When your developers are used to meetings, you also can give product-presentations. This will not just improve communication within your department, but it will also improve communication with other department or clients. To prepare developers for product-presentations, start off with simple internal presentations at the end of some part of development: “look at this new feature I developed” .
Whatever meetings you decide to have, you will see your department will function better with than without them.
Write all kinds of documentation
There are several kinds of documentation which all are helpful to improve your companies products. Some of these documents are essential to achieve a better performing IT-department. For short, the following types should at least be created:
- In-line documentation or Doc-blocks; helps understanding parts of the code without reading the code itself (it might also appear in developers IDE’s).
- Technical documentation; how is the application build.
- End-User documentation; how should the application be used.
- Wiki or wiki-like system; about development, database recoveries, managing crashes or other knowledge that’s relevant to share.
Create a backlog
There is no such thing as bug-free software. Keeping track of these bugs is very easy. You can use a bug-tracker or tickets-system to store bugs that appeared within your products. The system you decide to use, should also be accessible to end-users because they probably are the ones that will find bugs. The tickets or bugs together are considered a backlog; which can be used for the next release or patch.

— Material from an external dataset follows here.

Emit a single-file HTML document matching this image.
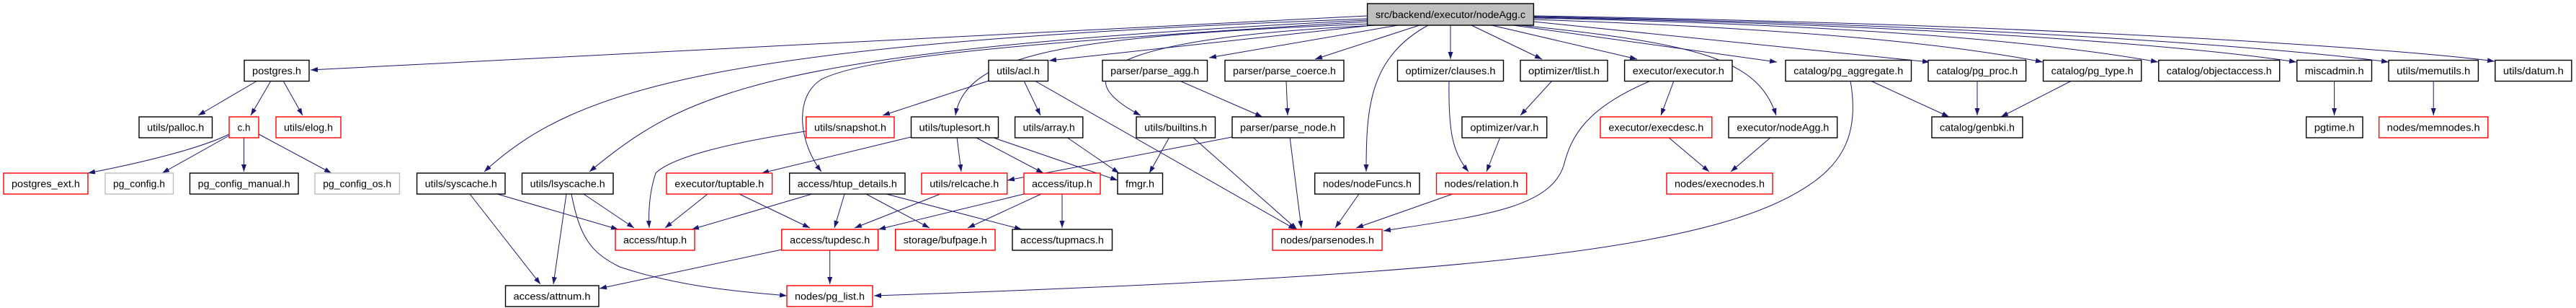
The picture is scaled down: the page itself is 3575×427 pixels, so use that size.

Use a version control system
The main reason you should use version control is that when deployment fails you can go back to the last stable release and fix your code without stress. Even when just one developer is working on an application, it is vital to have some kind of version control system like SVN or GIT. Remember that version control helps you with the following issues:
- Allow multiple users to work on the same files
- Review the code that is added or changed
- Revert code on errors or bugs
- Spot bugs that emerged during development
Create software release cycles
It is very stressful to “develop-test-release-deploy” for each bug that is solved or feature that is created. Instead you should gather some changes or fixes and bundle them in a single release. When you do so, it’s more likely you will be guided by the time to release your software. This approach is called a release cycle. It is cost reducing and is transparent for clients; they know when the next version is released.
Test your application
Software should never be deployed without testing it first. This means you should never allow your developers to edit online!
There are several types of tests: code reviews, performance tests, end-user tests, etc. Each application should at least been approved by doing an end-user test that contains the core functionality. This end-user test is best written before or during the development. You should record the outcome of each test, so they can be approved before releasing.
Finally, what else can you do?
If you’ve managed to implement all that is written above, you can still improve your department. Do you have any kind of coding standard? Does anyone do code reviews? Or what about Agile development, or test-driven-development? I think you and your team can professionalize yourself even further. Just use one of your meetings to talk about it.